Die zweifache 800-m-Olympiasiegerin Caster Semenya hat sich im juristischen Marathon gegen die Testosteron-Vorschriften des Leichtathletik-Weltverbandes nicht ganz beim Europäischen Gerichtshof für Menschenrechte (EGMR) durchsetzen können. Die Richterinnen und Richter in Straßburg stellten fest, dass die Südafrikanerin von der Schweiz in ihrem Menschenrecht auf ein faires Verfahren verletzt wurde.

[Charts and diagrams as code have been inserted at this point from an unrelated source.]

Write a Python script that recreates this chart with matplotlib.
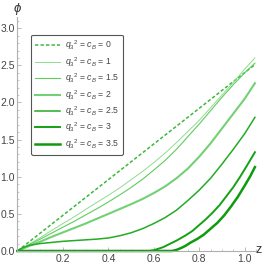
import matplotlib
matplotlib.use("Agg")
import matplotlib.pyplot as plt
from matplotlib.ticker import MultipleLocator

plt.rcParams["font.family"] = ["Liberation Sans", "DejaVu Sans"]
plt.rcParams["mathtext.fontset"] = "custom"
plt.rcParams["mathtext.rm"] = "Liberation Sans"
plt.rcParams["mathtext.it"] = "Liberation Sans:italic"

# values
q_labels = ["0", "1", "1.5", "2", "2.5", "3", "3.5"]

z_q0 = [0.0, 1.045]
phi_q0 = [0.0, 2.51]

z_grid = [0.0, 0.05, 0.1, 0.15, 0.2, 0.25, 0.3, 0.35, 0.4, 0.45, 0.5, 0.55,
          0.6, 0.65, 0.7, 0.75, 0.8, 0.85, 0.9, 0.95, 1.0, 1.045]
phi_q1 = [0.0, 0.09, 0.18, 0.275, 0.37, 0.46, 0.56, 0.655, 0.75, 0.85, 0.96, 1.07,
          1.19, 1.32, 1.46, 1.61, 1.76, 1.93, 2.10, 2.27, 2.45, 2.60]
phi_q15 = [0.0, 0.08, 0.16, 0.24, 0.32, 0.40, 0.485, 0.57, 0.66, 0.755, 0.855, 0.965,
           1.09, 1.22, 1.37, 1.54, 1.71, 1.89, 2.07, 2.24, 2.40, 2.53]
phi_q2 = [0.0, 0.065, 0.125, 0.19, 0.25, 0.31, 0.37, 0.435, 0.50, 0.565, 0.63, 0.70,
          0.78, 0.87, 0.98, 1.11, 1.27, 1.45, 1.65, 1.85, 2.05, 2.26]

z_q25 = [0.0, 0.02, 0.05, 0.1, 0.15, 0.2, 0.25, 0.3, 0.35, 0.4, 0.45, 0.5, 0.55,
         0.6, 0.65, 0.7, 0.75, 0.8, 0.85, 0.9, 0.95, 1.0, 1.045]
phi_q25 = [0.0, 0.04, 0.075, 0.10, 0.115, 0.13, 0.14, 0.15, 0.16, 0.175, 0.205, 0.245,
           0.30, 0.37, 0.45, 0.55, 0.68, 0.82, 0.98, 1.17, 1.37, 1.58, 1.80]

z_q3 = [0.0, 0.58, 0.6, 0.62, 0.64, 0.66, 0.68, 0.70, 0.72, 0.74, 0.77, 0.80, 0.83,
        0.86, 0.89, 0.92, 0.95, 0.98, 1.01, 1.045]
phi_q3 = [0.0, 0.0, 0.01, 0.03, 0.05, 0.08, 0.11, 0.14, 0.175, 0.21, 0.27, 0.35, 0.43,
          0.52, 0.62, 0.74, 0.86, 1.00, 1.15, 1.33]

z_q35 = [0.0, 0.68, 0.70, 0.72, 0.74, 0.76, 0.79, 0.82, 0.85, 0.88, 0.91, 0.94, 0.97,
         1.0, 1.025, 1.045]
phi_q35 = [0.0, 0.0, 0.015, 0.04, 0.07, 0.11, 0.16, 0.22, 0.30, 0.38, 0.48, 0.60, 0.73,
           0.88, 1.01, 1.13]

series = [
    (z_q0, phi_q0, "#3cb83c", 1.1, "--"),
    (z_grid, phi_q1, "#8fdc8f", 0.7, "-"),
    (z_grid, phi_q15, "#5fcc5f", 0.8, "-"),
    (z_grid, phi_q2, "#74d074", 1.5, "-"),
    (z_q25, phi_q25, "#25ab25", 1.1, "-"),
    (z_q3, phi_q3, "#14a214", 1.4, "-"),
    (z_q35, phi_q35, "#0d9c0d", 1.8, "-"),
]

fig = plt.figure(figsize=(2.67, 2.67), dpi=100)
ax = fig.add_axes([0.0655, 0.06, 0.8935, 0.876])

for (zz, pp, col, lw, ls), q in zip(series, q_labels):
    line, = ax.plot(zz, pp, color=col, lw=lw, ls=ls, clip_on=False,
                    solid_joinstyle="round",
                    label=r"$q_3{}^2$ = $c_B$ = " + q)
    if ls == "--":
        line.set_dashes((2.2, 1.4))

ax.set_xlim(0, 1.05)
ax.set_ylim(0, 3.15)
for s in ["top", "right"]:
    ax.spines[s].set_visible(False)
for s in ["left", "bottom"]:
    ax.spines[s].set_color("#b0b0b0")
    ax.spines[s].set_linewidth(0.8)

ax.xaxis.set_major_locator(MultipleLocator(0.2))
ax.xaxis.set_minor_locator(MultipleLocator(0.05))
ax.yaxis.set_major_locator(MultipleLocator(0.5))
ax.yaxis.set_minor_locator(MultipleLocator(0.1))
ax.tick_params(which="both", direction="in", color="#b0b0b0", labelcolor="#444444",
               labelsize=7.5, pad=2)
ax.tick_params(which="major", length=3, width=0.6)
ax.tick_params(which="minor", length=1.5, width=0.5)
ax.set_xticks([0.2, 0.4, 0.6, 0.8, 1.0])
ax.set_xticklabels(["0.2", "0.4", "0.6", "0.8", "1.0"])
ax.set_yticks([0.0, 0.5, 1.0, 1.5, 2.0, 2.5, 3.0])
ax.set_yticklabels(["0.0", "0.5", "1.0", "1.5", "2.0", "2.5", "3.0"])

fig.text(0.064, 0.965, r"$\phi$", fontsize=9.5, color="#333333", ha="center", va="center",
         family="DejaVu Sans")
fig.text(0.968, 0.063, "z", fontsize=9, color="#333333", ha="center", va="center")

leg = ax.legend(loc="upper left", bbox_to_anchor=(0.057, 0.925), fontsize=6.2,
                frameon=True, fancybox=True, edgecolor="#555555", handlelength=2.9,
                handletextpad=0.6, labelspacing=0.32, borderpad=0.45, borderaxespad=0,
                labelcolor="#444444", framealpha=1)
leg.get_frame().set_linewidth(0.8)

fig.savefig("out.png", dpi=100)
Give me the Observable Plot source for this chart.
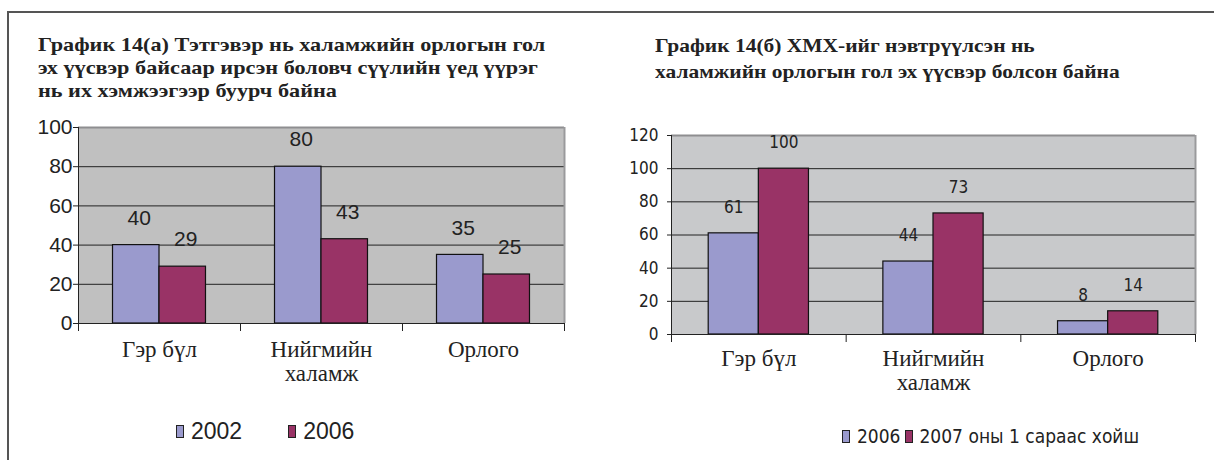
<!DOCTYPE html>
<html><head><meta charset="utf-8">
<script src="https://cdn.jsdelivr.net/npm/d3@7"></script>
<script src="https://cdn.jsdelivr.net/npm/@observablehq/plot@0.6"></script>
<style>
body{margin:0;background:#fff;}
#wrap{position:relative;width:1214px;height:460px;overflow:hidden;background:#fff;}
.frameTop{position:absolute;left:7px;top:11px;width:1207px;height:0;border-top:2px solid #555;}
.frameLeft{position:absolute;left:7px;top:11px;width:0;height:460px;border-left:2px solid #555;}
.title{position:absolute;font-family:"Liberation Serif","Times New Roman",serif;font-weight:bold;color:#222;white-space:nowrap;transform-origin:0 0;}
.chart{position:absolute;}
.legend{position:absolute;white-space:nowrap;color:#222;display:flex;align-items:center;}
.sw{display:inline-block;border:1px solid #222;box-sizing:border-box;}
</style></head>
<body><div id="wrap">
<div class="frameTop"></div><div class="frameLeft"></div>
<div class="title" id="t1" style="left:38px;top:33px;font-size:19.5px;line-height:23px;transform:scaleX(1.14);"></div>
<div class="title" id="t2" style="left:655px;top:33px;font-size:19px;line-height:26px;transform:scaleX(1.13);"></div>
<div class="chart" id="c1" style="left:0;top:100px;"></div>
<div class="chart" id="c2" style="left:600px;top:100px;"></div>
<div class="legend" id="l1" style="left:176px;top:418px;font-family:'Liberation Sans',Arial,sans-serif;font-size:23px;"></div>
<div class="legend" id="l2" style="left:842px;top:425px;font-family:'Liberation Sans Narrow','Arial Narrow','DejaVu Sans Condensed',sans-serif;font-size:19px;"></div>
</div>
<script>
const categories = ["Гэр бүл", "Нийгмийн\nхаламж", "Орлого"];
const leftTitle = ["График 14(а) Тэтгэвэр нь халамжийн орлогын гол", "эх үүсвэр байсаар ирсэн боловч сүүлийн үед үүрэг", "нь их хэмжээгээр буурч байна"];
const rightTitle = ["График 14(б) ХМХ-ийг нэвтрүүлсэн нь", "халамжийн орлогын гол эх үүсвэр болсон байна"];
const leftSeries = ["2002", "2006"];
const left2002 = [40, 80, 35];
const left2006 = [29, 43, 25];
const leftTicks = [0, 20, 40, 60, 80, 100];
const rightSeries = ["2006", "2007 оны 1 сараас хойш"];
const right2006 = [61, 44, 8];
const right2007 = [100, 73, 14];
const rightTicks = [0, 20, 40, 60, 80, 100, 120];
const colors = ["#9a9acd", "#993366"];

document.getElementById("t1").innerHTML = leftTitle.join("<br>");
document.getElementById("t2").innerHTML = rightTitle.join("<br>");

function chart(o) {
  const rows = [];
  categories.forEach((c, i) => {
    rows.push({cat: c, i, s: 0, value: o.s1[i]});
    rows.push({cat: c, i, s: 1, value: o.s2[i]});
  });
  const W = 0.287;
  const ymax = o.ticks[o.ticks.length - 1];
  const numStyle = {fontFamily: o.numFont, fontSize: o.numSize, fill: "#222"};
  return Plot.plot({
    width: o.width, height: o.height,
    marginLeft: o.ml, marginRight: o.mr, marginTop: o.mt, marginBottom: o.mb,
    style: {background: "transparent", color: "#222", fontFamily: o.numFont, fontSize: o.numSize + "px", overflow: "visible"},
    x: {type: "linear", domain: [0, categories.length], axis: null},
    y: {domain: [0, ymax], axis: null},
    color: {type: "ordinal", domain: [0, 1], range: colors},
    marks: [
      Plot.frame({fill: o.bg, stroke: null}),
      Plot.gridY(o.ticks.filter(t => t > 0 && t < ymax), {stroke: "#222", strokeOpacity: 1, strokeWidth: 1}),
      Plot.ruleY([ymax], {stroke: "#8e8e90", strokeWidth: 2}),
      Plot.ruleX([categories.length], {stroke: "#9a9a9c", strokeWidth: 2}),
      Plot.axisY(o.ticks, {tickSize: o.tickSize, tickPadding: o.tickPad, stroke: "#222", label: null, ...numStyle}),
      Plot.axisX(d3.range(categories.length + 1), {tickSize: 8, tickFormat: () => "", stroke: "#222", label: null}),
      Plot.ruleX([0], {stroke: "#222", strokeWidth: 1}),
      Plot.rectY(rows, {
        x1: d => d.s === 0 ? d.i + 0.5 - W : d.i + 0.5,
        x2: d => d.s === 0 ? d.i + 0.5 : d.i + 0.5 + W,
        y: "value", fill: "s", stroke: "#111", strokeWidth: 1.2
      }),
      Plot.ruleY([0], {stroke: "#222", strokeWidth: 1}),
      Plot.text(rows, {
        x: d => d.s === 0 ? d.i + 0.5 - W / 2 : d.i + 0.5 + W / 2,
        y: "value", text: d => String(d.value), dy: -o.labelGap, dx: o.labelDx,
        ...numStyle
      }),
      Plot.text(categories, {
        x: (d, i) => i + 0.5, y: 0, text: d => d, lineAnchor: "top", dy: o.catDy,
        lineHeight: o.catLH, fontFamily: "Liberation Serif, Times New Roman, serif",
        fontSize: o.catSize, fill: "#222"
      })
    ]
  });
}

document.getElementById("c1").appendChild(chart({
  s1: left2002, s2: left2006, ticks: leftTicks,
  width: 600, height: 300, ml: 78, mr: 36, mt: 27, mb: 77,
  bg: "#c0c0c0", numFont: "Liberation Sans, Arial, sans-serif", numSize: 21,
  tickSize: 5, tickPad: 1,
  labelGap: 27, labelDx: 3, catSize: 23, catDy: 17, catLH: 1.03
}));
document.getElementById("c2").appendChild(chart({
  s1: right2006, s2: right2007, ticks: rightTicks,
  width: 614, height: 300, ml: 71, mr: 19, mt: 35, mb: 66,
  bg: "#c8c9cb", numFont: "Liberation Sans Narrow, Arial Narrow, DejaVu Sans Condensed, sans-serif", numSize: 17,
  tickSize: 4, tickPad: 9,
  labelGap: 26, labelDx: 0, catSize: 23, catDy: 15, catLH: 1.03
}));

function legend(id, names, gap, sw) {
  const el = document.getElementById(id);
  names.forEach((n, k) => {
    const s = document.createElement("span");
    s.className = "sw";
    s.style.width = sw[0] + "px"; s.style.height = sw[1] + "px";
    s.style.background = colors[k];
    s.style.marginLeft = k ? gap + "px" : "0";
    s.style.marginRight = "7px";
    const t = document.createElement("span");
    t.textContent = n;
    el.appendChild(s); el.appendChild(t);
  });
}
legend("l1", leftSeries, 46, [8, 13]);
legend("l2", rightSeries, 4, [8, 13]);
</script>
</body></html>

Das Gericht sprach ihr 80.000 Euro für Kosten und Auslagen zu. Allerdings ließ das Gericht die Testosteron-Regeln unangetastet. Die Große Kammer stellte bei der Urteilsverkündung fest, dass in dieser Frage kein territorialer Bezug zwischen der Schweiz und Semenya bestand, weil sich der Streit um eine internationale Regelung des Leichtathletik-Weltverbandes drehte. Semenya hat immer wieder betont, eine Frau zu sein. Sie hat nach Angaben in ihrer Autobiografie keine Gebärmutter und keinen Eileiter.
Die dreifache Weltmeisterin hatte sich gegen die Vorschriften von World Athletics gewehrt, wonach sie zur Teilnahme an internationalen Wettkämpfen eine Hormonbehandlung zur Senkung ihres natürlichen Testosteronspiegels durchführen musste. Dazu hatte die 34-Jährige, die ihre Karriere inzwischen beendet hat, erfolglos vor dem Internationalen Sportgerichtshof (CAS) in Lausanne sowie dem Schweizer Bundesgericht geklagt.
Erstes Urteil fiel etwas anders aus
Das Gericht fällt diesmal eine andere Entscheidung als in der vorherigen Instanz 2023. Das EGMR-Urteil lautete damals, dass Semenya durch die Verbandsregeln diskriminiert worden sei. Dem hatten aber nur vier der sieben Richter zugestimmt. Daher hatte die Schweizer Bundesregierung eine erneute Verhandlung vor der 17-köpfigen Großen Kammer beantragt. Ihr Urteil ist nun endgültig. Der EGMR entschied, dass Semenyas Rechte in der Schweiz nicht gründlich genug gerichtlich überprüft worden waren.
Hintergrund ist, dass Sportlerinnen und Sportler gegen CAS-Urteile nur eingeschränkt vorgehen können. Das Schweizer Bundesgericht prüft lediglich, ob es vor dem Sportgerichtshof Verfahrensfehler gab. Nach Ansicht des Menschenrechtsgerichts erfordert diese Besonderheit „eine strenge gerichtliche Überprüfung, die dem Ernst der betroffenen Persönlichkeitsrechte angemessen ist.“ Die hätte das Schweizer Gericht in Semenyas Fall versäumt.